The “rainbow nation” – South Africa has had a bloody history, but its cultural heritage and traditions date back far further. The 24th September is observed as Heritage Day, a celebration not only of the past, but of the contributions of the South African people in making the country what it is today. The legendary Zulu king Shaka played a huge role in uniting the disparate tribes of South Africa into a cohesive role, and 24th September was celebrated as Shaka Day in the KwaZulu-Natal area. When the South African parliament was considering the bill of public holiday, this day was not included, leading to protests by the Inkatha Freedom Party, which had large Zulu representation and support. In order to reach a compromise, the date was
renamed Heritage Day and included in the bill. Since then, it has evolved parallely into National
Braai Day, celebrating the joyful unifying South African tradition of backyard barbeques,
known as Braai. South Africa is a heterogeneous country with so many different tribes, histories, backgrounds and culture, there cannot and should not be a uniform celebration. Variety is defined as a national asset, and the government announces themes each year that guide official celebrations. South Africa defines its heritage as who they are, what they have and how they do things – choosing to embrace diversity, recognizing the rich natural resources and potential of the people, and the collaborative innovative peaceful approach that they bring to everything they do have marked their remarkable rebirth and transition from a pariah state to a stable prosperous growing democracy. Heritage Day was created to celebrate all of this as a unique South African identity, and to give the people a chance to reflect on themselves and their past, present and future.
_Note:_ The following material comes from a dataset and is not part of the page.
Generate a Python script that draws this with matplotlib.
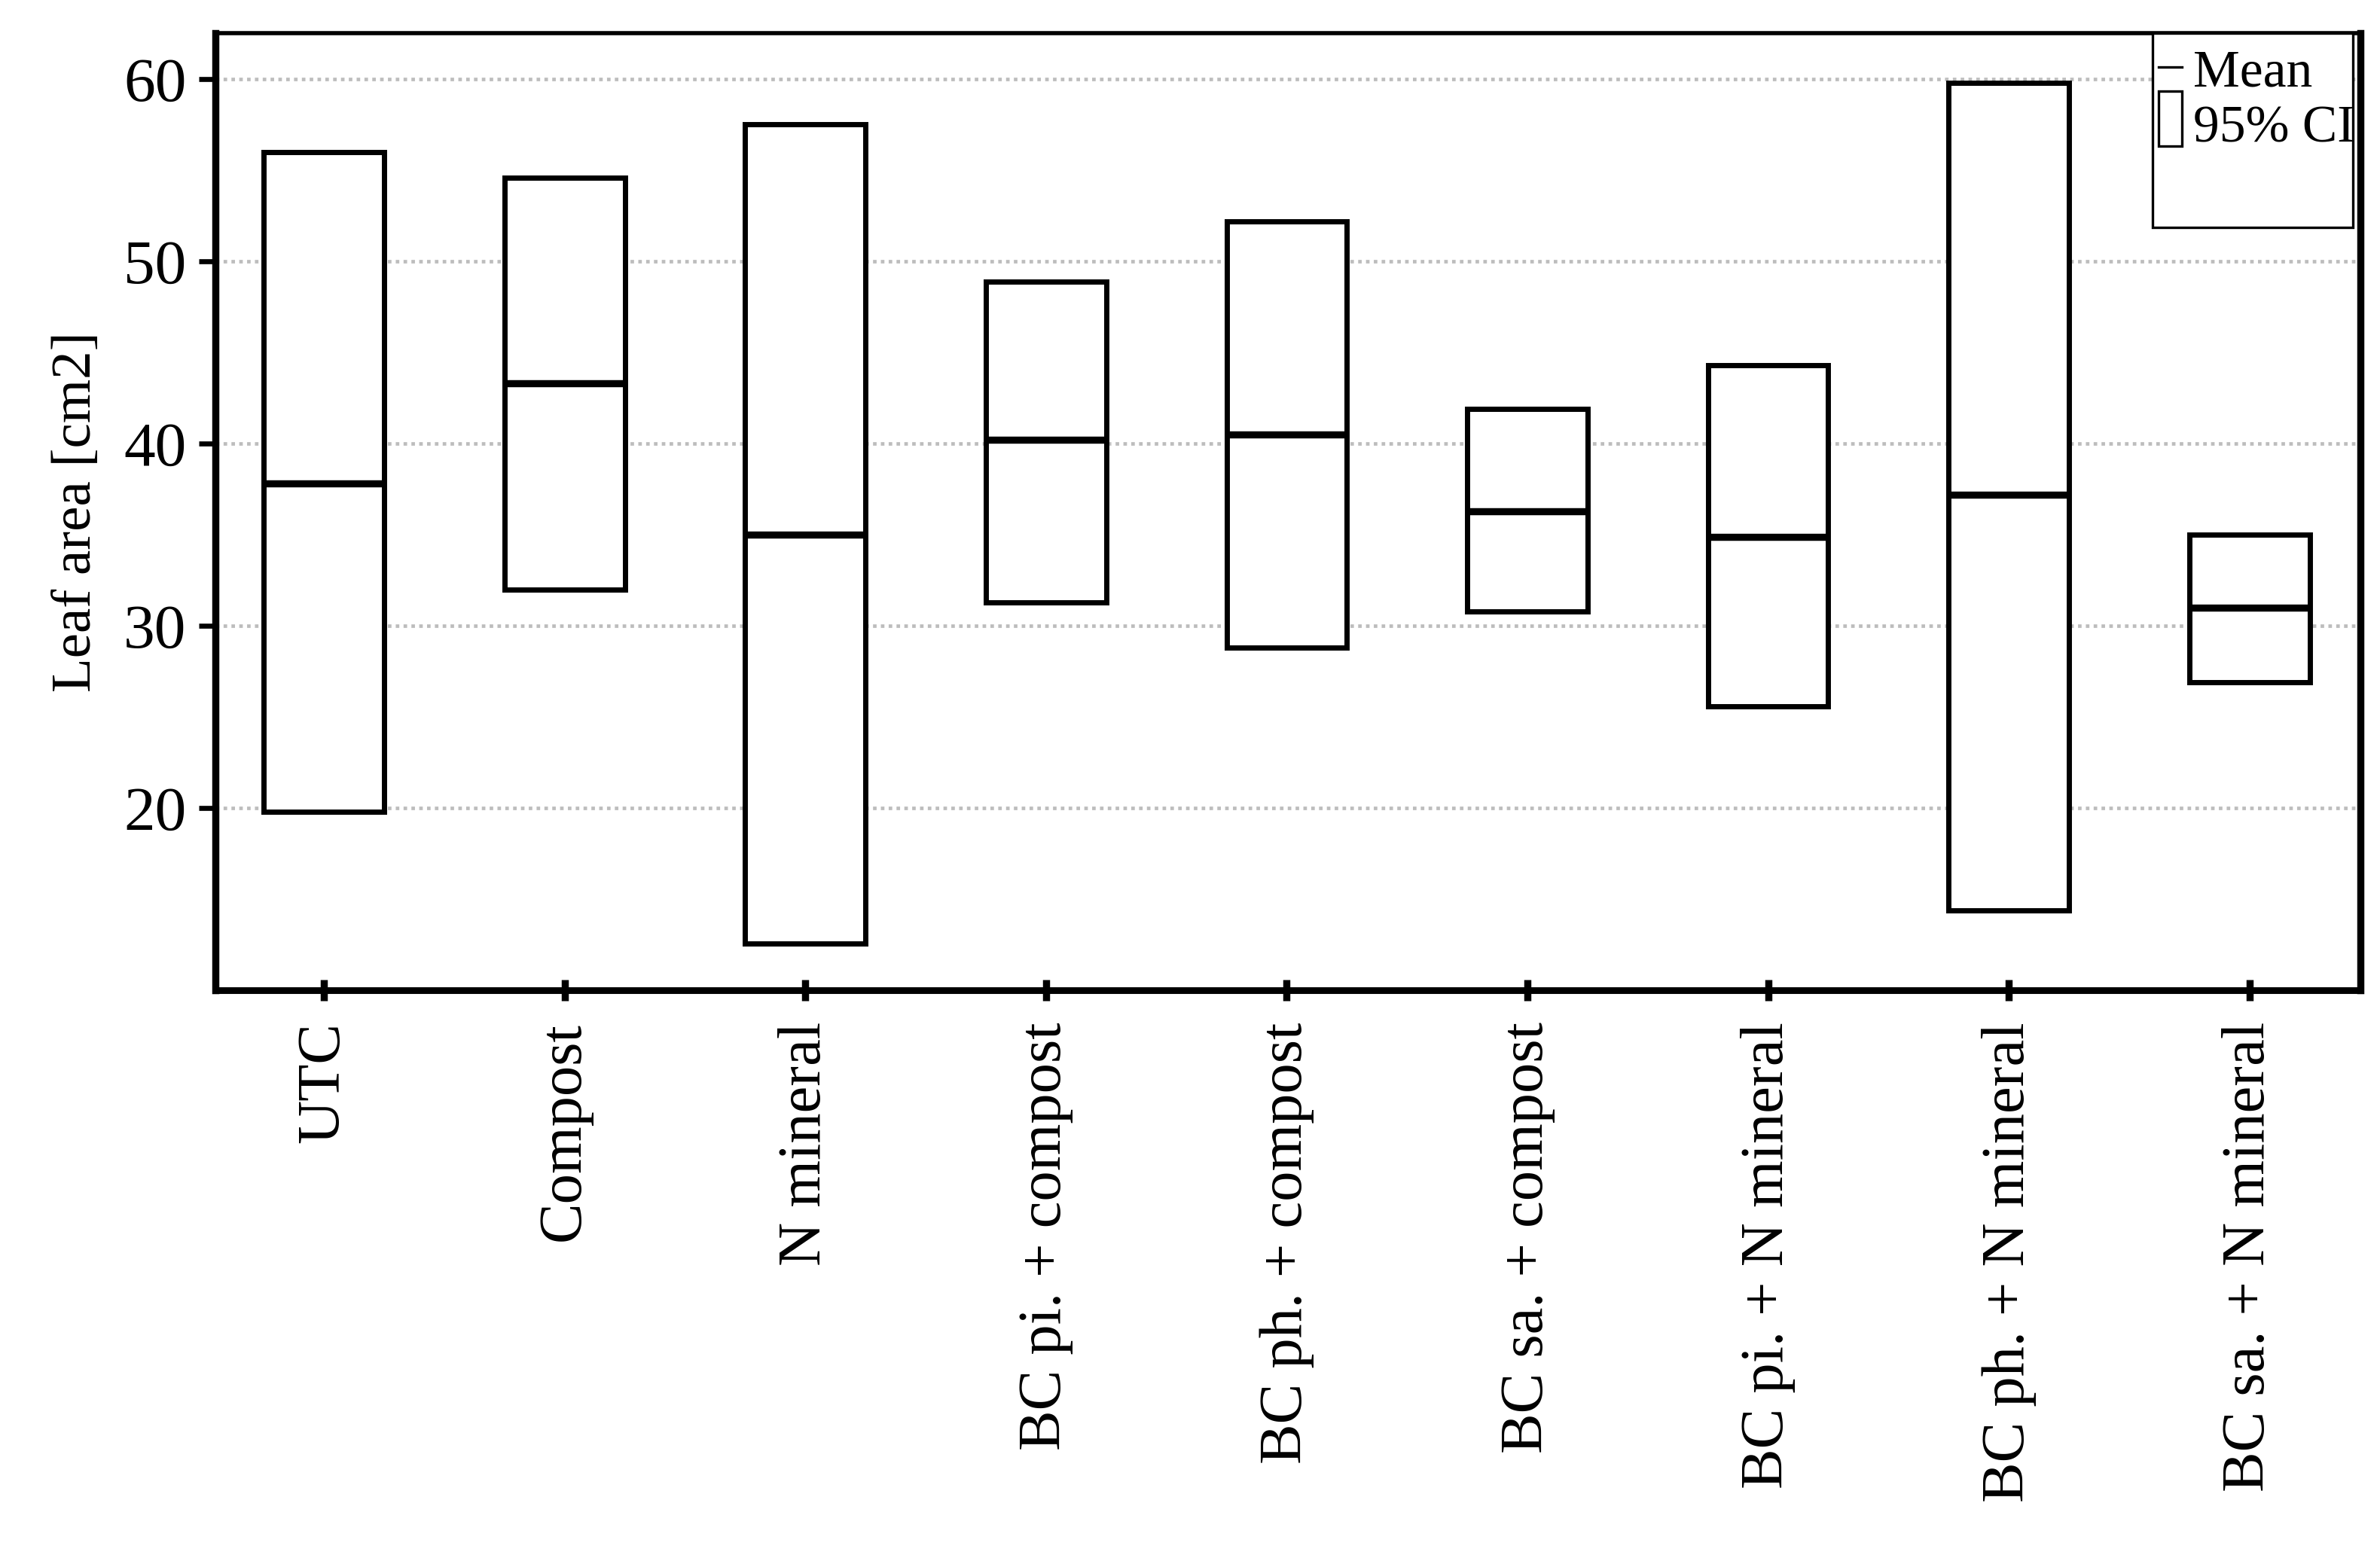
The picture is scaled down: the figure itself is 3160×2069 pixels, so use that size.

On this day there is a Presidential address to the nation, and statements are made by important ministers and officials as well. Different regions and tribes commemorate events and people important to them. People are encouraged to learn about their culture, their 5-language national anthem, their flag and other symbols of historic national importance. Various events are held all over the country promoting theatre, dance, comedy, food, wine, games, activities and wildlife. Braai adds another feather to the celebration on the Heritage Day. “Braai is a sociable gathering of five people around a fire cooking food in the healthiest way possible”, says the man who started it all, Jan Braai. South Africa has seen terrible struggles, and its reinvention of itself as a new nation rising from the ashes of a bitter past must be celebrated. Heritage Day gives every South African the chance to proudly display and revel in their achievements as a nation, and look forward to a peaceful and prosperous future.